• Work required: Quote from the first line below through the line that contains "21.2, 21.3, 21.4];", both included, and leave the pictures out.
* start Source excerpt *
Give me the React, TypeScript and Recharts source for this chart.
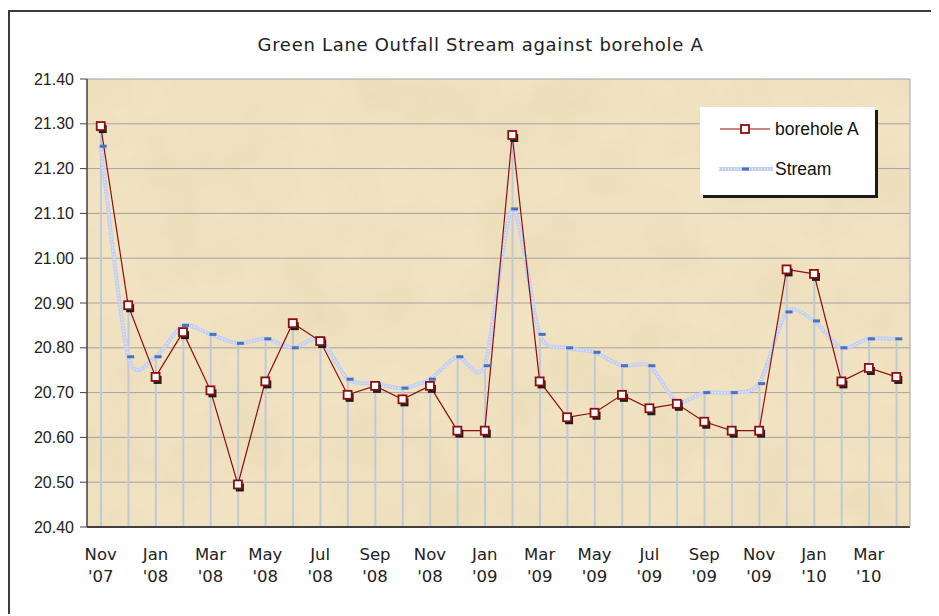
import React from "react";
import {
  ComposedChart, Line, Bar, XAxis, YAxis, CartesianGrid, Legend,
} from "recharts";

const months = [
  "Nov '07", "Dec '07", "Jan '08", "Feb '08", "Mar '08", "Apr '08", "May '08", "Jun '08",
  "Jul '08", "Aug '08", "Sep '08", "Oct '08", "Nov '08", "Dec '08", "Jan '09", "Feb '09",
  "Mar '09", "Apr '09", "May '09", "Jun '09", "Jul '09", "Aug '09", "Sep '09", "Oct '09",
  "Nov '09", "Dec '09", "Jan '10", "Feb '10", "Mar '10", "Apr '10",
];

const boreholeA = [
  21.295, 20.895, 20.735, 20.835, 20.705, 20.495, 20.725, 20.855,
  20.815, 20.695, 20.715, 20.685, 20.715, 20.615, 20.615, 21.275,
  20.725, 20.645, 20.655, 20.695, 20.665, 20.675, 20.635, 20.615,
  20.615, 20.975, 20.965, 20.725, 20.755, 20.735,
];

const stream = [
  21.25, 20.78, 20.78, 20.85, 20.83, 20.81, 20.82, 20.8,
  20.82, 20.73, 20.72, 20.71, 20.73, 20.78, 20.76, 21.11,
  20.83, 20.8, 20.79, 20.76, 20.76, 20.68, 20.7, 20.7,
  20.72, 20.88, 20.86, 20.8, 20.82, 20.82,
];

const yTicks = [20.4, 20.5, 20.6, 20.7, 20.8, 20.9, 21.0, 21.1, 21.2, 21.3, 21.4];

const data = months.map((month, i) => ({
  month,
  borehole: boreholeA[i],
  stream: stream[i],
  drop: Math.max(boreholeA[i], stream[i]),
}));

// Excel-style smoothed line (cardinal spline through the points)
function excelSmooth(context: any) {
  let pts: number[][] = [];
  const k = 7.5;
  return {
    areaStart() {},
    areaEnd() {},
    lineStart() { pts = []; },
    lineEnd() {
      const n = pts.length;
      if (!n) return;
      context.moveTo(pts[0][0], pts[0][1]);
      for (let i = 0; i < n - 1; i++) {
        const p0 = pts[Math.max(i - 1, 0)], p1 = pts[i], p2 = pts[i + 1], p3 = pts[Math.min(i + 2, n - 1)];
        context.bezierCurveTo(
          p1[0] + (p2[0] - p0[0]) / k, p1[1] + (p2[1] - p0[1]) / k,
          p2[0] - (p3[0] - p1[0]) / k, p2[1] - (p3[1] - p1[1]) / k,
          p2[0], p2[1],
        );
      }
    },
    point(x: number, y: number) { pts.push([+x, +y]); },
  };
}

const BoreDot = (props: any) => {
  const { cx, cy, index } = props;
  if (cx == null || cy == null) return null;
  return (
    <g key={`b${index}`}>
      <rect x={cx - 2} y={cy - 1} width={8} height={8} fill="#1c1c1c" />
      <rect x={cx - 4} y={cy - 4} width={8} height={8} fill="#fff" stroke="#8b0f0f" strokeWidth={1.8} />
    </g>
  );
};

const StreamDot = (props: any) => {
  const { cx, cy, index } = props;
  if (cx == null || cy == null) return null;
  return <rect key={`s${index}`} x={cx - 1} y={cy - 1.5} width={7} height={3} fill="#4a70c2" />;
};

const XTick = ({ x, y, payload }: any) => {
  const [m, yr] = String(payload.value).split(" ");
  return (
    <text x={x} y={y} textAnchor="middle" fill="#222" fontFamily="'DejaVu Sans', Verdana" fontSize={16.5}>
      <tspan x={x} dy={25}>{m}</tspan>
      <tspan x={x} dy={22}>{yr}</tspan>
    </text>
  );
};

const LegendBox = ({ payload }: any) => (
  <svg width={182} height={96} style={{ display: "block" }}>
    <rect x={3} y={3} width={175} height={88} fill="#1a1a1a" />
    <rect x={0} y={0} width={175} height={88} fill="#fff" />
    {(payload || []).filter((p: any) => p.type !== "none").map((p: any) => {
      const isBore = p.dataKey === "borehole";
      const cy = isBore ? 22 : 62;
      return (
        <g key={String(p.value)}>
          {isBore ? (
            <>
              <line x1={20} x2={70} y1={cy} y2={cy} stroke="#8b0f0f" strokeWidth={1.2} />
              <rect x={41} y={cy - 4} width={8} height={8} fill="#fff" stroke="#8b0f0f" strokeWidth={1.8} />
            </>
          ) : (
            <>
              <line x1={19} x2={73} y1={cy} y2={cy} stroke="#c6d0ee" strokeWidth={4} />
              <line x1={19} x2={73} y1={cy} y2={cy} stroke="#fff" strokeWidth={1.5} strokeDasharray="1 2" opacity={0.6} />
              <rect x={42} y={cy - 1.5} width={7} height={3} fill="#4a70c2" />
            </>
          )}
          <text x={75} y={cy + 6} fontFamily="'Liberation Sans', Arial" fontSize={17.5} fill="#111">{p.value}</text>
        </g>
      );
    })}
  </svg>
);

export default function App() {
  return (
    <div
      style={{
        position: "relative", top: 2, width: 929, height: 604,
        borderTop: "2px solid #3c3c3c", borderLeft: "2px solid #3c3c3c", background: "#fff",
      }}
    >
      <div
        style={{
          position: "absolute", left: 0, width: 941, top: 22, textAlign: "center",
          fontFamily: "'DejaVu Sans', Verdana", fontSize: 18, letterSpacing: 0.7, color: "#222",
        }}
      >
        Green Lane Outfall Stream against borehole A
      </div>
      <ComposedChart width={929} height={604} data={data} margin={{ top: 67, right: 28, bottom: 29, left: 0 }}>
        <defs>
          <filter id="paperNoise" x="0" y="0" width="100%" height="100%">
            <feTurbulence type="fractalNoise" baseFrequency="0.015" numOctaves={4} seed={7} />
            <feColorMatrix type="matrix" values="0 0 0 0 0.80  0 0 0 0 0.68  0 0 0 0 0.45  0 0 0 1.4 -0.45" />
          </filter>
          <pattern id="paper" patternUnits="userSpaceOnUse" width={929} height={604}>
            <rect width={929} height={604} fill="#f1e3c2" />
            <rect width={929} height={604} filter="url(#paperNoise)" opacity={0.7} />
          </pattern>
        </defs>
        <CartesianGrid horizontal vertical={false} stroke="#a4a4a4" fill="url(#paper)" fillOpacity={1} />
        <XAxis
          dataKey="month"
          interval={1}
          tickLine={false}
          axisLine={{ stroke: "#404040", strokeWidth: 2 }}
          tick={<XTick />}
          height={60}
        />
        <YAxis
          domain={[20.4, 21.4]}
          ticks={yTicks}
          tickFormatter={(v: number) => v.toFixed(2)}
          width={77}
          tickSize={7}
          tickMargin={6}
          axisLine={{ stroke: "#404040", strokeWidth: 1.5 }}
          tickLine={{ stroke: "#404040" }}
          tick={{ fill: "#222", fontSize: 16, fontFamily: "'Liberation Sans', Arial" }}
          allowDataOverflow
        />
        <YAxis
          yAxisId="frame"
          orientation="right"
          domain={[20.4, 21.4]}
          ticks={yTicks}
          tick={false}
          tickLine={false}
          width={1}
          axisLine={{ stroke: "#a8a8a8" }}
        />
        <Legend
          layout="vertical"
          align="center"
          verticalAlign="middle"
          content={<LegendBox />}
          wrapperStyle={{ position: "absolute", left: 690, top: 95, width: 182, height: 96 }}
        />
        <Bar dataKey="drop" barSize={2} fill="#c3c8d6" legendType="none" isAnimationActive={false} />
        <Line
          dataKey="stream"
          name="Stream"
          type={excelSmooth as any}
          stroke="#c6d0ee"
          strokeWidth={4}
          dot={<StreamDot />}
          activeDot={false}
          isAnimationActive={false}
        />
        <Line
          dataKey="stream"
          name="streamHatch"
          legendType="none"
          type={excelSmooth as any}
          stroke="#ffffff"
          strokeOpacity={0.6}
          strokeWidth={1.5}
          strokeDasharray="1 2"
          dot={false}
          activeDot={false}
          isAnimationActive={false}
        />
        <Line
          dataKey="borehole"
          name="borehole A"
          type="linear"
          stroke="#8b0f0f"
          strokeWidth={1.2}
          dot={<BoreDot />}
          activeDot={false}
          isAnimationActive={false}
        />
      </ComposedChart>
    </div>
  );
}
* end Source excerpt *
• Full answer:
Give me the React, TypeScript and Recharts source for this chart.
import React from "react";
import {
  ComposedChart, Line, Bar, XAxis, YAxis, CartesianGrid, Legend,
} from "recharts";

const months = [
  "Nov '07", "Dec '07", "Jan '08", "Feb '08", "Mar '08", "Apr '08", "May '08", "Jun '08",
  "Jul '08", "Aug '08", "Sep '08", "Oct '08", "Nov '08", "Dec '08", "Jan '09", "Feb '09",
  "Mar '09", "Apr '09", "May '09", "Jun '09", "Jul '09", "Aug '09", "Sep '09", "Oct '09",
  "Nov '09", "Dec '09", "Jan '10", "Feb '10", "Mar '10", "Apr '10",
];

const boreholeA = [
  21.295, 20.895, 20.735, 20.835, 20.705, 20.495, 20.725, 20.855,
  20.815, 20.695, 20.715, 20.685, 20.715, 20.615, 20.615, 21.275,
  20.725, 20.645, 20.655, 20.695, 20.665, 20.675, 20.635, 20.615,
  20.615, 20.975, 20.965, 20.725, 20.755, 20.735,
];

const stream = [
  21.25, 20.78, 20.78, 20.85, 20.83, 20.81, 20.82, 20.8,
  20.82, 20.73, 20.72, 20.71, 20.73, 20.78, 20.76, 21.11,
  20.83, 20.8, 20.79, 20.76, 20.76, 20.68, 20.7, 20.7,
  20.72, 20.88, 20.86, 20.8, 20.82, 20.82,
];

const yTicks = [20.4, 20.5, 20.6, 20.7, 20.8, 20.9, 21.0, 21.1, 21.2, 21.3, 21.4];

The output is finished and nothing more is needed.